_WHAT YOU ARE ASKED TO DO:_ Below are records; count the lines in them that hold "this" and give only the count.

_SUPPLIED DATA:_
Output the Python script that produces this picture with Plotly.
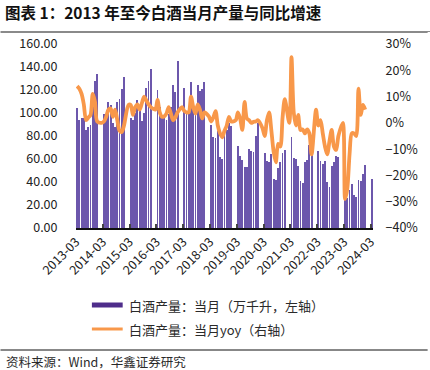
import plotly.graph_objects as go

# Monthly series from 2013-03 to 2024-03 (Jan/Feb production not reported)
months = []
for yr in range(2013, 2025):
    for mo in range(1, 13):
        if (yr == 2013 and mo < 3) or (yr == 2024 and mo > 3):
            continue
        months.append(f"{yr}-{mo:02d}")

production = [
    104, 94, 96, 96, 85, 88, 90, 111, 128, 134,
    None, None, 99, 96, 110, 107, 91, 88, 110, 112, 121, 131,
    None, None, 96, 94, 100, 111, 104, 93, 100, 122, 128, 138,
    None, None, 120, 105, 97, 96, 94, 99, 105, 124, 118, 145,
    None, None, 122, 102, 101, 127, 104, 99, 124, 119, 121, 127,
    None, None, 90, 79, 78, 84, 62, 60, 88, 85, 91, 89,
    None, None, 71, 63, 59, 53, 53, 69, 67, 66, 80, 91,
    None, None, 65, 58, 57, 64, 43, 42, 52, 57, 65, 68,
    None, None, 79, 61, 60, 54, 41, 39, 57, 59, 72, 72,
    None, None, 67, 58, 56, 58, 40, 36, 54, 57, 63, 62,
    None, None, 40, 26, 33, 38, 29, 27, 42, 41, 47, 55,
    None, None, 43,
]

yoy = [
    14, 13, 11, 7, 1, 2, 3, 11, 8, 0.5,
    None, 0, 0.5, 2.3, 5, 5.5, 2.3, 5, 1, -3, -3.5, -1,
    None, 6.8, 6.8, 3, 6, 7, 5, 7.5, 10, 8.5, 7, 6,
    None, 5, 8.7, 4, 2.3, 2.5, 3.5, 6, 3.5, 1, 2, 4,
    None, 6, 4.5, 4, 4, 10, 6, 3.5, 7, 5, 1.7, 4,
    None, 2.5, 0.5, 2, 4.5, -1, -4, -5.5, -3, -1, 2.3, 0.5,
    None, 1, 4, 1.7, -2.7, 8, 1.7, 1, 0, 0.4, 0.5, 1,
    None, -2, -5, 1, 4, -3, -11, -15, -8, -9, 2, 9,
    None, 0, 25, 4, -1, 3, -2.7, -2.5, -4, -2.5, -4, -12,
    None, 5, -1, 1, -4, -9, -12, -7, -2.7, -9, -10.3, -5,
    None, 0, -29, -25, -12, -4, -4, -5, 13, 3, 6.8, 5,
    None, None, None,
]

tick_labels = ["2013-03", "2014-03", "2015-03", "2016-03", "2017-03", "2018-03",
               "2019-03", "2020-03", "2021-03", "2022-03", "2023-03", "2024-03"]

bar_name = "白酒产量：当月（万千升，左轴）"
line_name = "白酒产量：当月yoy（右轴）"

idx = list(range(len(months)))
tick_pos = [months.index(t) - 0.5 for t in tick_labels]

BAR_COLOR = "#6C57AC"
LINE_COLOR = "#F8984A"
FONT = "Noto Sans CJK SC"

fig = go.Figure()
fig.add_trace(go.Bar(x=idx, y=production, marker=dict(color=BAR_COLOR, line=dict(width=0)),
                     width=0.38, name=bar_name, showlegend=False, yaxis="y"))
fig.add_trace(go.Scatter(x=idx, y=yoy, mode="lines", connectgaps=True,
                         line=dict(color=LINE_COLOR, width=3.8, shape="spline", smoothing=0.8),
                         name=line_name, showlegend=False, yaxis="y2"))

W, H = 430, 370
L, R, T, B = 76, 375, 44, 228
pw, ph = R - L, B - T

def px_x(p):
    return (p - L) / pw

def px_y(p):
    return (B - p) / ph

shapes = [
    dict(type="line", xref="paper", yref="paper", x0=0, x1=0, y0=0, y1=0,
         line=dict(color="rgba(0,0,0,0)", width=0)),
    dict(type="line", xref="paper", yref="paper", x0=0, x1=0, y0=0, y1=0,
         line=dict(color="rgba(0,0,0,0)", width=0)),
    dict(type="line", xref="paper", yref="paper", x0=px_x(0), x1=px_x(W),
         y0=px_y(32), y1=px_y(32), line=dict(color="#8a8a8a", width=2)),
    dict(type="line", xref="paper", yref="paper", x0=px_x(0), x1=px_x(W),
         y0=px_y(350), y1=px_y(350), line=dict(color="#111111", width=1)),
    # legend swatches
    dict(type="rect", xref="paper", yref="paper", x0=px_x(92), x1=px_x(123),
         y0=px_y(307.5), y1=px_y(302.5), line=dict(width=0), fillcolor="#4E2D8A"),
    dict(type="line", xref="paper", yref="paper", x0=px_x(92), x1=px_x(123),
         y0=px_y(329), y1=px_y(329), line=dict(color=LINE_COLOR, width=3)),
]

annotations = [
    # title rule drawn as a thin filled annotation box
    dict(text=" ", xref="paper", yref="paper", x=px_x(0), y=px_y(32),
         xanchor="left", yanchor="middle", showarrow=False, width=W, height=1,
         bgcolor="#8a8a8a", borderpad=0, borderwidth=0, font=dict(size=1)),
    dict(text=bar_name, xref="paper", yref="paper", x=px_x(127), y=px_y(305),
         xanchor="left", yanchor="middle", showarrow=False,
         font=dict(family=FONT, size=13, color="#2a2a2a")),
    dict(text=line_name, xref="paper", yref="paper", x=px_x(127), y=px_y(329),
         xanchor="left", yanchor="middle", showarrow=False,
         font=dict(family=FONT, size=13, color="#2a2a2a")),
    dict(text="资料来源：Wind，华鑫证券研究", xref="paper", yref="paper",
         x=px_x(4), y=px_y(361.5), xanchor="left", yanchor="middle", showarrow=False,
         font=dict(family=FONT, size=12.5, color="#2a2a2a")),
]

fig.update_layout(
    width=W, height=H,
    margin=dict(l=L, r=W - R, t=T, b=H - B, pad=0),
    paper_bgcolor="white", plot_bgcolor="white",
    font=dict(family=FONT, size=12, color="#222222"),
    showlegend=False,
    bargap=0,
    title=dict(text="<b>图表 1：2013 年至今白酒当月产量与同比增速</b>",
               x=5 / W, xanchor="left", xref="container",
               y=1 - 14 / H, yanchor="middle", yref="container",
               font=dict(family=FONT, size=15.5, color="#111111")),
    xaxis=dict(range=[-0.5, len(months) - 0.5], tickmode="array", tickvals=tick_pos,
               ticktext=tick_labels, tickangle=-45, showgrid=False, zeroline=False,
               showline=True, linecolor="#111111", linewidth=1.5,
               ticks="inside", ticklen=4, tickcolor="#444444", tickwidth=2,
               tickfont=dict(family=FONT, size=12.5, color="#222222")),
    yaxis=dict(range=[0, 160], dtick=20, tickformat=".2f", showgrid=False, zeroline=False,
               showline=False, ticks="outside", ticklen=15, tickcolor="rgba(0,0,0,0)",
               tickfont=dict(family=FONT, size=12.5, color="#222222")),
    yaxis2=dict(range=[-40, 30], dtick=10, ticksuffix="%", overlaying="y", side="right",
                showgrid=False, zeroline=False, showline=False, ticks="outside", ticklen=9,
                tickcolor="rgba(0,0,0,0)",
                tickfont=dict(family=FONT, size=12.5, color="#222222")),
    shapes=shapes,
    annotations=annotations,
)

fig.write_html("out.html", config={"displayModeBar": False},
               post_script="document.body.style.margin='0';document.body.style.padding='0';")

* * *

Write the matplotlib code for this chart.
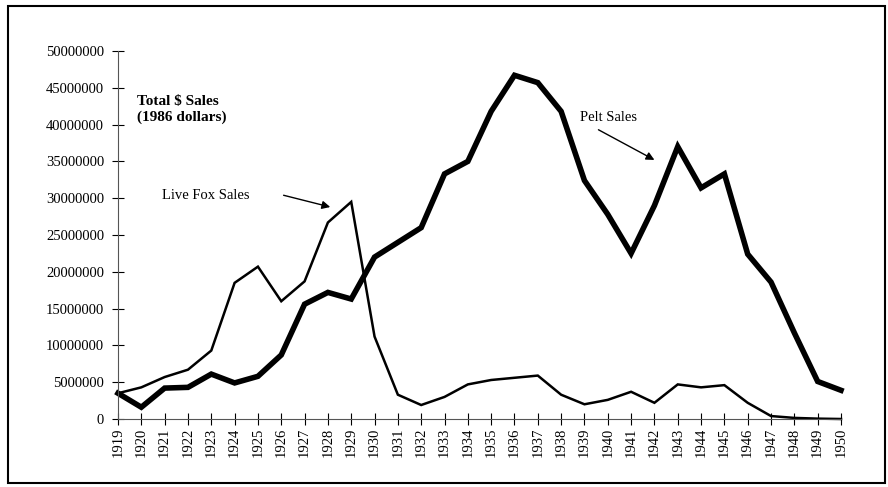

_REPLY TO THE TASK:_ 2